Task prompt:
Give an exact transcription of every line, dropping the images.

Data extract:
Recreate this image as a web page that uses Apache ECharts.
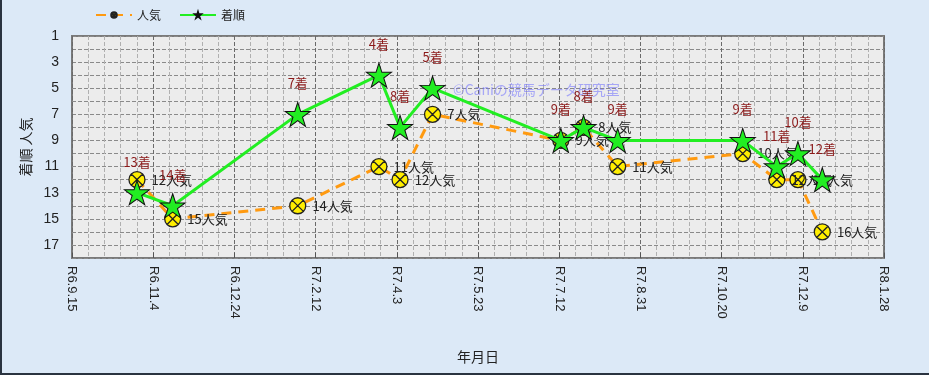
<!DOCTYPE html>
<html>
<head>
<meta charset="utf-8">
<script src="https://cdn.jsdelivr.net/npm/echarts@6/dist/echarts.min.js"></script>
<style>
html,body{margin:0;padding:0;}
body{width:929px;height:375px;overflow:hidden;background:#dce9f7;}
#c{width:927px;height:373px;border-left:2px solid #2a3340;border-bottom:2px solid #2a3340;}
</style>
</head>
<body>
<div id="c"></div>
<script>
// ---- data ----
const startDate = '2024-09-15';
const endDate = '2026-01-28';
const raceDates = ['2024-10-25','2024-11-16','2025-02-01','2025-03-23','2025-04-05','2025-04-25','2025-07-13','2025-07-27','2025-08-17','2025-11-02','2025-11-23','2025-12-06','2025-12-21'];
const popularity = [12,15,14,11,12,7,9,8,11,10,12,12,16];
const finish = [13,14,7,4,8,5,9,8,9,9,11,10,12];
const xTickLabels = ['R6.9.15','R6.11.4','R6.12.24','R7.2.12','R7.4.3','R7.5.23','R7.7.12','R7.8.31','R7.10.20','R7.12.9','R8.1.28'];
const yTickLabels = ['1','3','5','7','9','11','13','15','17'];

function dayOffset(s){
  const a = s.split('-').map(Number), b = startDate.split('-').map(Number);
  return Math.round((Date.UTC(a[0],a[1]-1,a[2]) - Date.UTC(b[0],b[1]-1,b[2]))/86400000);
}
const xMax = dayOffset(endDate);
const popData = raceDates.map((d,i)=>[dayOffset(d), popularity[i]]);
const finData = raceDates.map((d,i)=>[dayOffset(d), finish[i]]);

const font = '"Noto Sans CJK JP","Noto Sans",sans-serif';
const circleX = 'path://M0,8 A8,8 0 1,1 16,8 A8,8 0 1,1 0,8 Z M2.6,2.6 L13.4,13.4 M13.4,2.6 L2.6,13.4';

const chart = echarts.init(document.getElementById('c'));
chart.setOption({
  animation:false,
  backgroundColor:'#dce9f7',
  textStyle:{fontFamily:font},
  legend:{
    left:88, top:4, itemWidth:36, itemHeight:7, itemGap:18,
    textStyle:{fontSize:12,color:'#222',fontFamily:font},
    data:['人気','着順']
  },
  grid:{left:70,right:45,top:36,bottom:115,show:true,backgroundColor:'#ececec',borderColor:'#7a7a7a',borderWidth:2},
  xAxis:{
    type:'value', min:0, max:xMax, interval:50,
    name:'年月日', nameLocation:'middle', nameGap:92,
    nameTextStyle:{fontSize:14,color:'#222',fontFamily:font},
    axisLine:{show:false},
    axisTick:{show:true,length:5,inside:true,lineStyle:{color:'#555'}},
    axisLabel:{rotate:-90,fontSize:13,color:'#222',margin:8,fontFamily:'"Liberation Sans",Arial,sans-serif',
      formatter:v=>xTickLabels[Math.round(v/50)]||''},
    splitLine:{show:true,lineStyle:{color:'#6a6a6a',type:'dashed',width:1}},
    minorTick:{show:false,splitNumber:5},
    minorSplitLine:{show:true,lineStyle:{color:'#b0b0b0',type:'dashed',width:1}}
  },
  yAxis:{
    type:'value', inverse:true, min:1, max:18, interval:1,
    name:'着順 人気', nameLocation:'middle', nameGap:36, nameRotate:90,
    nameTextStyle:{fontSize:14,color:'#222',fontFamily:font},
    axisLine:{show:false},
    axisTick:{show:false},
    axisLabel:{fontSize:14,color:'#222',margin:13,fontFamily:'"Liberation Sans",Arial,sans-serif',
      formatter:v=>yTickLabels.indexOf(String(v))>=0?String(v):''},
    splitLine:{show:true,lineStyle:{color:'#8a8a8a',type:'dashed',width:1}}
  },
  graphic:[{
    type:'text', left:451, top:83, z:1,
    style:{text:'©Caniの競馬データ研究室',fontSize:14,fontFamily:font,fill:'rgba(110,110,255,0.55)'}
  }],
  series:[
    {
      name:'人気', type:'line', data:popData, z:3,
      lineStyle:{color:'#ff9a10',width:3,type:[10,7]},
      itemStyle:{color:'#ffee00',borderColor:'#222',borderWidth:1.3},
      symbol:circleX, symbolSize:16,
      label:{show:true,position:'right',distance:6,fontSize:13,color:'#222',fontFamily:font,
        formatter:p=>p.data[1]+'人気'}
    },
    {
      name:'着順', type:'line', data:finData, z:4,
      lineStyle:{color:'#22ee22',width:3},
      itemStyle:{color:'#22ee22',borderColor:'#111',borderWidth:1},
      symbol:'path://M50,0 L61.8,36.2 L100,36.2 L69.1,58.8 L80.9,95.1 L50,72.7 L19.1,95.1 L30.9,58.8 L0,36.2 L38.2,36.2 Z',
      symbolSize:[25,24],
      label:{show:true,position:'top',distance:12,fontSize:13,color:'#8b1a1a',fontFamily:font,
        formatter:p=>p.data[1]+'着'}
    }
  ]
});
</script>
</body>
</html>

Response below:
Recreate this image as a web page that uses Apache ECharts.
<!DOCTYPE html>
<html>
<head>
<meta charset="utf-8">
<script src="https://cdn.jsdelivr.net/npm/echarts@6/dist/echarts.min.js"></script>
<style>
html,body{margin:0;padding:0;}
body{width:929px;height:375px;overflow:hidden;background:#dce9f7;}
#c{width:927px;height:373px;border-left:2px solid #2a3340;border-bottom:2px solid #2a3340;}
</style>
</head>
<body>
<div id="c"></div>
<script>
// ---- data ----
const startDate = '2024-09-15';
const endDate = '2026-01-28';
const raceDates = ['2024-10-25','2024-11-16','2025-02-01','2025-03-23','2025-04-05','2025-04-25','2025-07-13','2025-07-27','2025-08-17','2025-11-02','2025-11-23','2025-12-06','2025-12-21'];
const popularity = [12,15,14,11,12,7,9,8,11,10,12,12,16];
const finish = [13,14,7,4,8,5,9,8,9,9,11,10,12];
const xTickLabels = ['R6.9.15','R6.11.4','R6.12.24','R7.2.12','R7.4.3','R7.5.23','R7.7.12','R7.8.31','R7.10.20','R7.12.9','R8.1.28'];
const yTickLabels = ['1','3','5','7','9','11','13','15','17'];

function dayOffset(s){
  const a = s.split('-').map(Number), b = startDate.split('-').map(Number);
  return Math.round((Date.UTC(a[0],a[1]-1,a[2]) - Date.UTC(b[0],b[1]-1,b[2]))/86400000);
}
const xMax = dayOffset(endDate);
const popData = raceDates.map((d,i)=>[dayOffset(d), popularity[i]]);
const finData = raceDates.map((d,i)=>[dayOffset(d), finish[i]]);

const font = '"Noto Sans CJK JP","Noto Sans",sans-serif';
const circleX = 'path://M0,8 A8,8 0 1,1 16,8 A8,8 0 1,1 0,8 Z M2.6,2.6 L13.4,13.4 M13.4,2.6 L2.6,13.4';

const chart = echarts.init(document.getElementById('c'));
chart.setOption({
  animation:false,
  backgroundColor:'#dce9f7',
  textStyle:{fontFamily:font},
  legend:{
    left:88, top:4, itemWidth:36, itemHeight:7, itemGap:18,
    textStyle:{fontSize:12,color:'#222',fontFamily:font},
    data:['人気','着順']
  },
  grid:{left:70,right:45,top:36,bottom:115,show:true,backgroundColor:'#ececec',borderColor:'#7a7a7a',borderWidth:2},
  xAxis:{
    type:'value', min:0, max:xMax, interval:50,
    name:'年月日', nameLocation:'middle', nameGap:92,
    nameTextStyle:{fontSize:14,color:'#222',fontFamily:font},
    axisLine:{show:false},
    axisTick:{show:true,length:5,inside:true,lineStyle:{color:'#555'}},
    axisLabel:{rotate:-90,fontSize:13,color:'#222',margin:8,fontFamily:'"Liberation Sans",Arial,sans-serif',
      formatter:v=>xTickLabels[Math.round(v/50)]||''},
    splitLine:{show:true,lineStyle:{color:'#6a6a6a',type:'dashed',width:1}},
    minorTick:{show:false,splitNumber:5},
    minorSplitLine:{show:true,lineStyle:{color:'#b0b0b0',type:'dashed',width:1}}
  },
  yAxis:{
    type:'value', inverse:true, min:1, max:18, interval:1,
    name:'着順 人気', nameLocation:'middle', nameGap:36, nameRotate:90,
    nameTextStyle:{fontSize:14,color:'#222',fontFamily:font},
    axisLine:{show:false},
    axisTick:{show:false},
    axisLabel:{fontSize:14,color:'#222',margin:13,fontFamily:'"Liberation Sans",Arial,sans-serif',
      formatter:v=>yTickLabels.indexOf(String(v))>=0?String(v):''},
    splitLine:{show:true,lineStyle:{color:'#8a8a8a',type:'dashed',width:1}}
  },
  graphic:[{
    type:'text', left:451, top:83, z:1,
    style:{text:'©Caniの競馬データ研究室',fontSize:14,fontFamily:font,fill:'rgba(110,110,255,0.55)'}
  }],
  series:[
    {
      name:'人気', type:'line', data:popData, z:3,
      lineStyle:{color:'#ff9a10',width:3,type:[10,7]},
      itemStyle:{color:'#ffee00',borderColor:'#222',borderWidth:1.3},
      symbol:circleX, symbolSize:16,
      label:{show:true,position:'right',distance:6,fontSize:13,color:'#222',fontFamily:font,
        formatter:p=>p.data[1]+'人気'}
    },
    {
      name:'着順', type:'line', data:finData, z:4,
      lineStyle:{color:'#22ee22',width:3},
      itemStyle:{color:'#22ee22',borderColor:'#111',borderWidth:1},
      symbol:'path://M50,0 L61.8,36.2 L100,36.2 L69.1,58.8 L80.9,95.1 L50,72.7 L19.1,95.1 L30.9,58.8 L0,36.2 L38.2,36.2 Z',
      symbolSize:[25,24],
      label:{show:true,position:'top',distance:12,fontSize:13,color:'#8b1a1a',fontFamily:font,
        formatter:p=>p.data[1]+'着'}
    }
  ]
});
</script>
</body>
</html>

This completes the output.